First "3D View" from the VLT Interferometer
Motions in the disc around a supergiant star revealed
© ESO/F. Millour
A team of astronomers led by Florentin Millour (Observatoire de la Côte d’Azur, Nice) has now found that the material is orbiting the star — just as the planets in the Solar System orbit the Sun. Surprisingly they find no evidence that the material is streaming away from the star. The most likely explanation for the existence of this unexpected disc is that the star has a much smaller companion, with a mass similar to that of our Sun. The presence of this companion is also thought to be the explanation for the cavity between the gas disc and the central star that can be seen in the new data.

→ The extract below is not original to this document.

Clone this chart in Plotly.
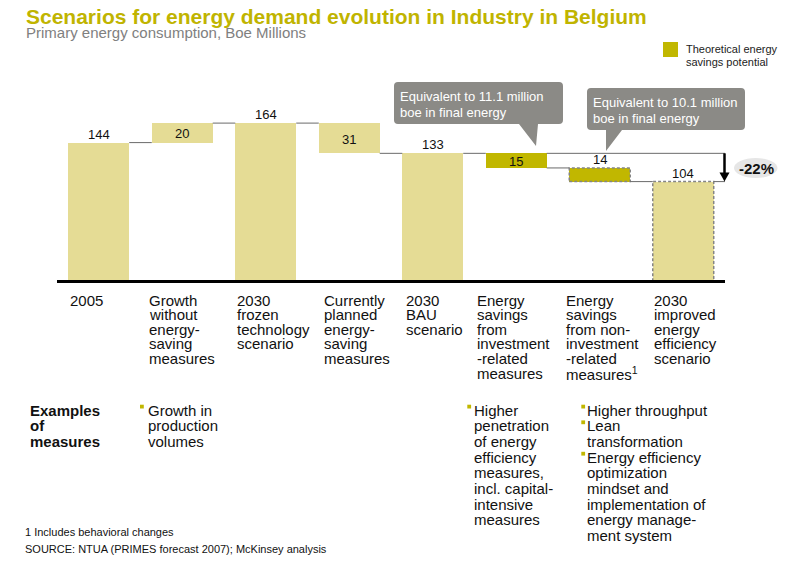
import plotly.graph_objects as go

# ---------------- data ----------------
categories = [
    "2005",
    "Growth<br>without<br>energy-<br>saving<br>measures",
    "2030<br>frozen<br>technology<br>scenario",
    "Currently<br>planned<br>energy-<br>saving<br>measures",
    "2030<br>BAU<br>scenario",
    "Energy<br>savings<br>from<br>investment<br>-related<br>measures",
    "Energy<br>savings<br>from non-<br>investment<br>-related<br>measures<sup>1</sup>",
    "2030<br>improved<br>energy<br>efficiency<br>scenario",
]
values = [144, 20, 164, 31, 133, 15, 14, 104]
step_types = ["total", "increase", "total", "decrease", "total", "decrease", "decrease", "total"]
savings_potential = [False, False, False, False, False, True, True, False]
dashed_outline = [False, False, False, False, False, False, True, True]
label_inside = [False, True, False, True, False, True, False, False]

callout_texts = [
    ["Equivalent to 11.1 million", "boe in final energy"],
    ["Equivalent to 10.1 million", "boe in final energy"],
]
change_label = "-22%"
legend_text = ["Theoretical energy", "savings potential"]

examples_title = ["Examples", "of", "measures"]
examples_growth = [["Growth in", "production", "volumes"]]
examples_invest = [["Higher", "penetration", "of energy", "efficiency", "measures,",
                    "incl. capital-", "intensive", "measures"]]
examples_noninvest = [["Higher throughput"], ["Lean", "transformation"],
                      ["Energy efficiency", "optimization", "mindset and",
                       "implementation of", "energy manage-", "ment system"]]

title_text = "Scenarios for energy demand evolution in Industry in Belgium"
subtitle_text = "Primary energy consumption, Boe Millions"
footnote_text = "1 Includes behavioral changes"
source_text = "SOURCE: NTUA (PRIMES forecast 2007); McKinsey analysis"

# ---------------- styles / layout ----------------
W, H = 792, 569
ML, MR, MT, MB = 57, 67, 117, 286
PW, PH = W - ML - MR, H - MT - MB
YMAX = 170.26
FONT = "Liberation Sans, Arial, sans-serif"
LIGHT = "#E5DC95"
DARK = "#C1B700"
TITLE_C = "#C0B400"
GREY_BOX = "#8B8A86"
TXT = "#111111"
BAR_W = 0.73
PAD = 2  # annotation inner padding compensation for left-anchored text


def PX(px):
    return (px - ML) / PW


def PY(py):
    return (MT + PH - py) / PH


def XD(px):
    return (px - ML) / PW * 8 - 0.5


def YPIX(v):
    return MT + PH - v / YMAX * PH


def text_left(px, py, text, size, color=TXT):
    return dict(x=PX(px - PAD), y=PY(py), xref="paper", yref="paper", text=text,
                showarrow=False, xanchor="left", yanchor="middle",
                font=dict(size=size, color=color, family=FONT))


# ---------------- waterfall computation ----------------
bases, tops = [], []
level = 0
for v, t in zip(values, step_types):
    if t == "total":
        b = 0
        level = v
    elif t == "increase":
        b = level
        level = level + v
    else:
        level = level - v
        b = level
    bases.append(b)
    tops.append(b + v)

xs = list(range(len(values)))
colors = [DARK if s else LIGHT for s in savings_potential]

fig = go.Figure()
fig.add_trace(go.Bar(
    x=xs, y=values, base=bases, width=BAR_W,
    marker=dict(color=colors, line=dict(width=0)),
    hoverinfo="skip", showlegend=False,
))

shapes = []
ann = []

# dashed outlines
for i in xs:
    if dashed_outline[i]:
        shapes.append(dict(type="rect", xref="x", yref="y",
                           x0=i - BAR_W / 2, x1=i + BAR_W / 2, y0=bases[i], y1=tops[i],
                           line=dict(color="#858585", width=1.5, dash="3px,2px"),
                           fillcolor="rgba(0,0,0,0)", layer="above"))

# connectors
conn_color = "#6A6A6A"
level_after = []
for i in xs:
    level_after.append(bases[i] if step_types[i] == "decrease" else tops[i])
for i in range(len(values) - 1):
    y = level_after[i]
    shapes.append(dict(type="line", xref="x", yref="y",
                       x0=i + BAR_W / 2, x1=i + 1 - BAR_W / 2, y0=y, y1=y,
                       line=dict(color=conn_color, width=1)))
arrow_px = 724.5
line_end = XD(729)
shapes.append(dict(type="line", xref="x", yref="y", x0=5 + BAR_W / 2, x1=line_end,
                   y0=tops[4], y1=tops[4], line=dict(color=conn_color, width=1)))
shapes.append(dict(type="line", xref="x", yref="y", x0=7 + BAR_W / 2, x1=line_end,
                   y0=tops[7], y1=tops[7], line=dict(color=conn_color, width=1)))

# baseline axis
shapes.append(dict(type="line", xref="x", yref="y", x0=-0.5, x1=7.5, y0=1.0, y1=1.0,
                   line=dict(color="black", width=4)))

# value labels
for i in xs:
    if label_inside[i]:
        ann.append(dict(x=i, y=(bases[i] + tops[i]) / 2, xref="x", yref="y",
                        text=str(values[i]), showarrow=False, xanchor="center",
                        yanchor="middle", yshift=-1,
                        font=dict(size=13, color=TXT, family=FONT)))
    else:
        ann.append(dict(x=i, y=tops[i], xref="x", yref="y", text=str(values[i]),
                        showarrow=False, xanchor="center", yanchor="middle", yshift=8.5,
                        font=dict(size=13, color=TXT, family=FONT)))

# -22% arrow (shaft + head)
y_from = YPIX(tops[4])
y_to = YPIX(tops[7])
shapes.append(dict(type="line", xref="paper", yref="paper", x0=PX(arrow_px), x1=PX(arrow_px),
                   y0=PY(y_from), y1=PY(y_to - 7), line=dict(color="black", width=2.5)))
shapes.append(dict(type="path", xref="paper", yref="paper",
                   path=(f"M {PX(arrow_px - 5):.5f},{PY(y_to - 9):.5f} "
                         f"L {PX(arrow_px + 5):.5f},{PY(y_to - 9):.5f} "
                         f"L {PX(arrow_px):.5f},{PY(y_to):.5f} Z"),
                   fillcolor="black", line=dict(width=0)))
shapes.append(dict(type="circle", xref="paper", yref="paper",
                   x0=PX(734), x1=PX(777.5), y0=PY(178), y1=PY(158),
                   fillcolor="#E6E6E6", line=dict(width=0)))
ann.append(dict(x=PX(756), y=PY(168), xref="paper", yref="paper",
                text="<b>" + change_label + "</b>", showarrow=False,
                xanchor="center", yanchor="middle",
                font=dict(size=15, color=TXT, family=FONT)))


# callouts
def pts_path(pts):
    s = ""
    for cmd, coords in pts:
        c = " ".join(f"{PX(coords[j]):.5f},{PY(coords[j + 1]):.5f}" for j in range(0, len(coords), 2))
        s += f"{cmd} {c} "
    return s + "Z"


def callout(x0, x1, y0, y1, tail_l, tail_r, tip, r=4):
    pts = [("M", (x0 + r, y0)), ("L", (x1 - r, y0)), ("Q", (x1, y0, x1, y0 + r)),
           ("L", (x1, y1 - r)), ("Q", (x1, y1, x1 - r, y1)),
           ("L", (tail_r, y1)), ("L", tip), ("L", (tail_l, y1)),
           ("L", (x0 + r, y1)), ("Q", (x0, y1, x0, y1 - r)),
           ("L", (x0, y0 + r)), ("Q", (x0, y0, x0 + r, y0))]
    return dict(type="path", xref="paper", yref="paper", path=pts_path(pts),
                fillcolor=GREY_BOX, line=dict(width=0))


shapes.append(callout(394, 563, 82, 124, 519, 538, (536, 146)))
shapes.append(callout(587, 745, 88, 130, 606, 622, (606, 151)))
callout_pos = [(399.5, 96), (592.5, 102)]
for (cx, cy), lines in zip(callout_pos, callout_texts):
    for k, ln in enumerate(lines):
        ann.append(text_left(cx, cy + 16 * k, ln, 13, "white"))

# legend
shapes.append(dict(type="rect", xref="paper", yref="paper", x0=PX(663), x1=PX(678),
                   y0=PY(57), y1=PY(42), fillcolor=DARK, line=dict(width=0)))
for k, ln in enumerate(legend_text):
    ann.append(text_left(686, 48.5 + 14 * k, ln, 11, "#222222"))

# title + subtitle
ann.append(text_left(26, 16.5, "<b>" + title_text + "</b>", 21, TITLE_C))
ann.append(text_left(26, 32, subtitle_text, 15, "#808080"))

# category labels
cat_left = [70, 149, 237, 324, 406, 477, 566, 654]
for i, lab in enumerate(categories):
    for k, ln in enumerate(lab.split("<br>")):
        ann.append(text_left(cat_left[i], 300 + 14.6 * k, ln, 15))

# examples
LS = 15.7
for k, ln in enumerate(examples_title):
    ann.append(text_left(30, 410 + LS * k, "<b>" + ln + "</b>", 15))


def bullets(groups, bx, tx):
    row = 0
    for g in groups:
        y_b = 410 + LS * row
        shapes.append(dict(type="rect", xref="paper", yref="paper", x0=PX(bx), x1=PX(bx + 3.8),
                           y0=PY(y_b - 1.5), y1=PY(y_b - 5.3), fillcolor=DARK, line=dict(width=0)))
        for ln in g:
            ann.append(text_left(tx, 410 + LS * row, ln, 15))
            row += 1


bullets(examples_growth, 140, 147.5)
bullets(examples_invest, 467.3, 474)
bullets(examples_noninvest, 581.3, 587)

# footnotes
ann.append(text_left(25, 531.5, footnote_text, 11))
ann.append(text_left(25, 549, source_text, 11))

fig.update_layout(
    width=W, height=H,
    margin=dict(l=ML, r=MR, t=MT, b=MB, pad=0),
    paper_bgcolor="white", plot_bgcolor="white",
    xaxis=dict(range=[-0.5, 7.5], visible=False, fixedrange=True),
    yaxis=dict(range=[0, YMAX], visible=False, fixedrange=True),
    shapes=shapes, annotations=ann, showlegend=False, bargap=0,
)

fig.write_html("out.html")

The AMBER VLTI instrument combines the light collected by multiple telescopes at ESO’s Paranal Observatory to form a virtual telescope with an effective size of up to 130 metres. These observations show details fifty times finer than can be seen in images from the NASA/ESA Hubble Space Telescope at the same wavelength . This is the first time that AMBER’s power to resolve extraordinarily fine detail has been combined with its ability to also obtain spectra of different parts of an object. This added spectral information allows astronomers to study the motions of the glowing gas in space.
 The resolution of the new VLTI images is better than 0.004 arcseconds — corresponding to the size of the head of a bolt on the International Space Station, seen from the surface of the Earth 400 km below. The images reported here were taken at a wavelength of 2.2 microns.